* Problem statement *
Retype word for word the first line of the listing and each line after it up to the line with "years = [str(y) for y in range(2015, 2031)]", with the pictures taken out.

*** Information supplied

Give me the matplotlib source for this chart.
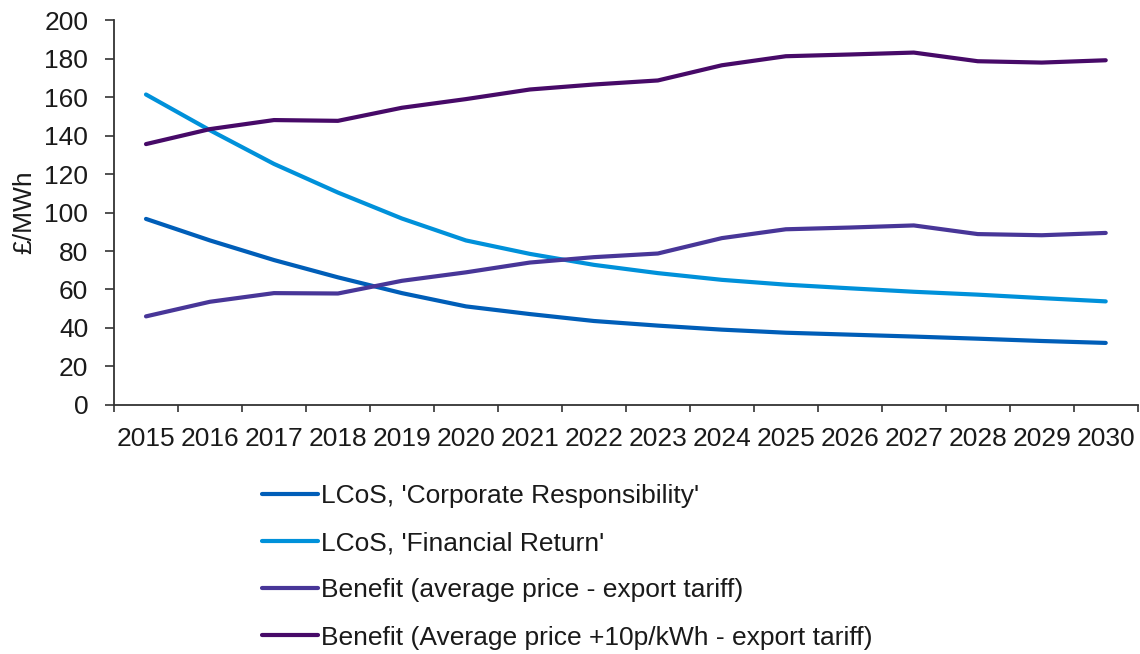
import numpy as np
import matplotlib
matplotlib.use("Agg")
import matplotlib.pyplot as plt
from matplotlib.ticker import FixedLocator, NullFormatter, FixedFormatter

years = [str(y) for y in range(2015, 2031)]

lcos_corporate = [96.7, 85.5, 75.3, 66.3, 58.1, 51.2, 47.2, 43.6, 41.2, 39.1,
                  37.5, 36.5, 35.5, 34.4, 33.2, 32.2]
lcos_financial = [161.4, 142.8, 125.3, 110.4, 96.9, 85.5, 78.5, 72.8, 68.5, 65.0,
                  62.5, 60.6, 58.8, 57.3, 55.5, 53.8]
benefit_avg = [46.0, 53.6, 58.1, 57.9, 64.5, 68.9, 74.0, 76.8, 78.7, 86.7,
               91.3, 92.2, 93.3, 88.8, 88.2, 89.4]
benefit_plus10 = [135.6, 143.4, 148.1, 147.7, 154.5, 159.0, 164.0, 166.6, 168.7, 176.6,
                  181.3, 182.2, 183.2, 178.7, 178.0, 179.2]

labels = ["LCoS, 'Corporate Responsibility'",
          "LCoS, 'Financial Return'",
          "Benefit (average price - export tariff)",
          "Benefit (Average price +10p/kWh - export tariff)"]
colors = ["#005EB8", "#0091DA", "#483698", "#470A68"]

plt.rcParams["font.family"] = ["Liberation Sans", "DejaVu Sans"]
FS = 19
TXT = "#1a1a1a"

fig = plt.figure(figsize=(11.4, 6.54), dpi=100)
ax = fig.add_axes([0.1, 0.381, 0.898, 0.588])

x = np.arange(len(years))
for vals, lab, col in zip([lcos_corporate, lcos_financial, benefit_avg, benefit_plus10],
                          labels, colors):
    ax.plot(x, vals, color=col, lw=3.0, label=lab, solid_capstyle="round")

ax.set_xlim(-0.5, len(years) - 0.5)
ax.set_ylim(0, 200)
ax.set_yticks(np.arange(0, 201, 20))

# category axis: ticks between categories, labels at centers
ax.xaxis.set_major_locator(FixedLocator(np.arange(-0.5, len(years), 1.0)))
ax.xaxis.set_major_formatter(NullFormatter())
ax.xaxis.set_minor_locator(FixedLocator(x))
ax.xaxis.set_minor_formatter(FixedFormatter(years))
ax.tick_params(axis="x", which="minor", length=0, pad=16, labelsize=FS, labelcolor=TXT)
ax.tick_params(axis="x", which="major", length=5, width=1.2, color="#333333")
ax.tick_params(axis="y", length=6.5, width=1.2, color="#333333", labelsize=FS,
               labelcolor=TXT, pad=12)

for s in ["top", "right"]:
    ax.spines[s].set_visible(False)
for s in ["left", "bottom"]:
    ax.spines[s].set_color("#333333")
    ax.spines[s].set_linewidth(1.3)

ax.set_ylabel("£/MWh", fontsize=FS, color=TXT, labelpad=6)

fig.legend(loc="upper left", bbox_to_anchor=(0.221, 0.276), frameon=False,
           fontsize=FS, handlelength=2.1, handletextpad=0.12,
           labelspacing=0.88, borderaxespad=0, labelcolor=TXT)

fig.savefig("out.png", dpi=100)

******

* Solved problem *
Give me the matplotlib source for this chart.
import numpy as np
import matplotlib
matplotlib.use("Agg")
import matplotlib.pyplot as plt
from matplotlib.ticker import FixedLocator, NullFormatter, FixedFormatter

years = [str(y) for y in range(2015, 2031)]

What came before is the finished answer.